Nyero rock painting
It is among the dozen discrete panels of pre-historic rock art that are known from five different localities in Kumi and Soroti districts. The painting are in most cases monochromatic typically either red or white and the predominant figures are sets of four or five concentric circles, and strange compartmentalized sausage-shaped figures reminiscent of acacia pods. The paintings are traditionally believed to have been painted by the first settlers, the Bushmen who were hunter gatherers and they were decentralized by the current settlers, the Itesots. The rocks were painted because it is said that they were places of worship. And another version has it that the rocks were painted by the first people to explain to the next generations that they were always disturbed by the lizards which ate domestic animal like the hens and cocks and even killed people.
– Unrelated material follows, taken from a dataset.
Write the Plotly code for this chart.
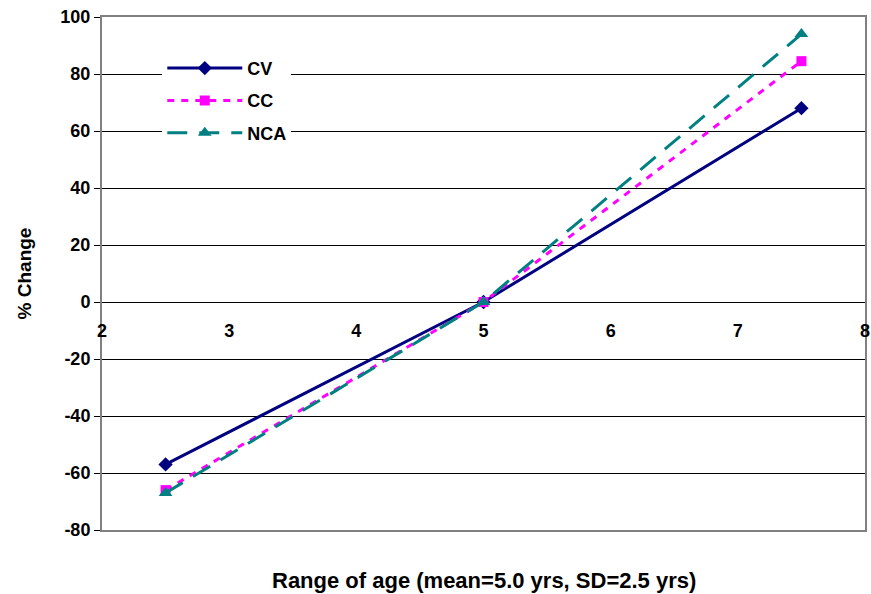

The palate drown was sourced from whatever the natural materials were available to them. Red pigments were created by scrapping the surface of a ferruginous rock, while white paint was derived from a combination of clay, dung and sup and black from oxidized organic matter such as charcoal and burned fat. The raw ingredients would be ground finely and then mixed into a thick liquid such as albumin to form an adhesive paste that was applied to the rock using a rudimentary brush of animal hair. Unless you assume that the artists had one eye focused on posterity, it is reasonable to think that the surviving paintings constitute a minute proportion of their work, much of which would have been painted on to exposed rocks or more ephemeral surfaces such as animal hides.
The age of the rock art is a matter of conjecture, as is the identity of the artists. The Iteso people who have inhabited the region for the last 300 years reckon that the art has always been there. The Iteso tradition does relate that the region’s rock shelters were formally occupied by a short-light skinned race of people and excavations at Nyero have unearthed several microlithic tools of a type not used by the Iteso. Most likely, then, that the artists were hunter-gatherers with ethnic and cultural affiliations to the so-called Bushmen who were responsible for much of the rock art in Southern Africa. The paintings must be at least 300 years old, and are possibly older.
As for the intent of the artists, the field is wide open. The circle is a universal theme in prehistoric art and its use could be mythological, symbolic (for instance, a representation of the cycle of the season) or more literal (the sun or moon). The possible clue to interpreting the rock art of Eastern Uganda comes from a style no house painting practiced in Northeast DRC in association with rainmaking ceremonies. Here, concentric circles represent the sun, while wavy lines symbolize the moon’s feet which it is said-follow the rain (a reference to the link between the new moon and stormy weather). Could a similar purpose be attributed to the rock art of Eastern Uganda? Quite possibly, since Nyero is known to have been the site of Iteso rainmaking ceremonies in historic times. But it is a considerable part of these ancient painting’s mystique that they pose more questions than there are answers forthcoming-the simple truth is that we will never know.